In my current GCC project I’m running into a somewhat similar need. I want to make parts of GCC run multi-threaded. However, GCC has many global variables, which interact poorly with multiple threads, so something must be done about the globals.

The ideal solution would be to move globals into structures and change GCC to be a bit more object-oriented. Again, though, this is a lot of editing — for instance it would require adding a "this" argument to just about every function.

Problems like these are one reason I generally prefer C++ to C. In C++ you have options that do not involve massive editing.

In C++ the XCAR solution is simple: change the macro to return a new “car reference” object, ensure that this object has a conversion to a lisp object, and define an operator= which calls the incremental GC mark function in addition to modifying the car. With modern C++ compilers this should be as efficient as a macro, much less typing to implement, and (IMO) just as clear and maintainable.

The GCC solution still involves a fair amount of typing. Here I would turn existing functions into methods in a class, and move their global state into the class. The this argument will be invisibly supplied by the compiler, but in some cases I would still have to update calls to provide an object. Still, this is less work than updating every function definition and call, and parts (adding "classname::" to the definitions) can be mostly automated.

The idea behind this is that some C++ features, notably operator overloading, let you change the meaning of a piece of source text. I usually think of this as an ugly cousin of refactoring, useful when making large changes to existing code bases.

Friday GCC Update

I haven’t been blogging much lately, at least partly because I’ve been having fun hacking on GCC. Mark pointed out, though, that I should blog regularly about my progress so people know what is happening.

I’ve got the basic compile server running. Recently I’ve been fixing bugs in it. I’m not seeing the mind-blowing 2x speedup I once was; I need to look into that a bit. This doesn’t matter, though, because the real benefits will come from the next step, which is incremental code generation.

This week, to get away from the bugs a bit, I made GCC’s garbage collector thread-aware. Following the implementation methodology known as “Biting Off More Than You Can Chew”, I also dove in to making the whole front end work multi-threaded. So far this has yielded an evil-looking patch that marks a couple hundred global variables with __thread.

My current plan is to try to merge what I’ve got during the next Stage 1. My thinking is, the current code provides benefits, even if it not every planned benefit. It would be better to merge as frequently as possible — not just for testing but also because smaller patches are simpler to understand, and an early merge would get other GCC maintainers used to the new stuff.

Actually… why don’t I just post my road-map here

  1. Fix bugs. Make it bootstrap again.
  2. Clean up the hacks I put in. Implement the things I skipped (anti-dependencies, maybe semantic dependencies, fix PCH).
  3. Test on bigger programs.
  4. Make sure --enable-intermodule bootstrap works.
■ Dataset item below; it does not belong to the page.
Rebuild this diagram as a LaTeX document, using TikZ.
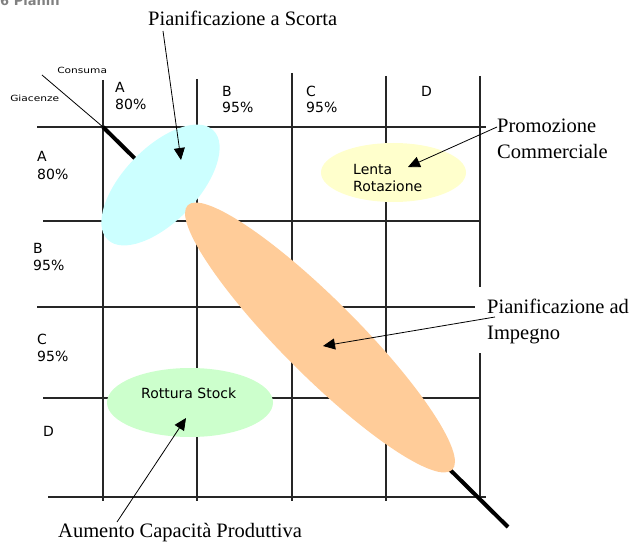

Measure performance improvement.
  5. Stage 1 merge.

At this point there are multiple options for what to do next. I’m not sure what order I will tackle them — as the thread experiment shows, I’m prone to following what looks fun, in the absence of other constraints.

  1. Incremental code generation. May require linker changes.
  2. C++ front end. (I’m thinking we should make the front ends into shared libraries that gcc will dlopen.)
  3. Finish multi-threading work (if I don’t do this next week).
  4. If there isn’t one yet, finish incremental linker.

After this comes other fun stuff, like adding a way to query the server for information about your program. I’m thinking http…

I’ve also gotten interested in other aspects of GCC’s C front end. For example, it is not ideal for some kinds of static analysis because it folds too early. It might be fun to fix this.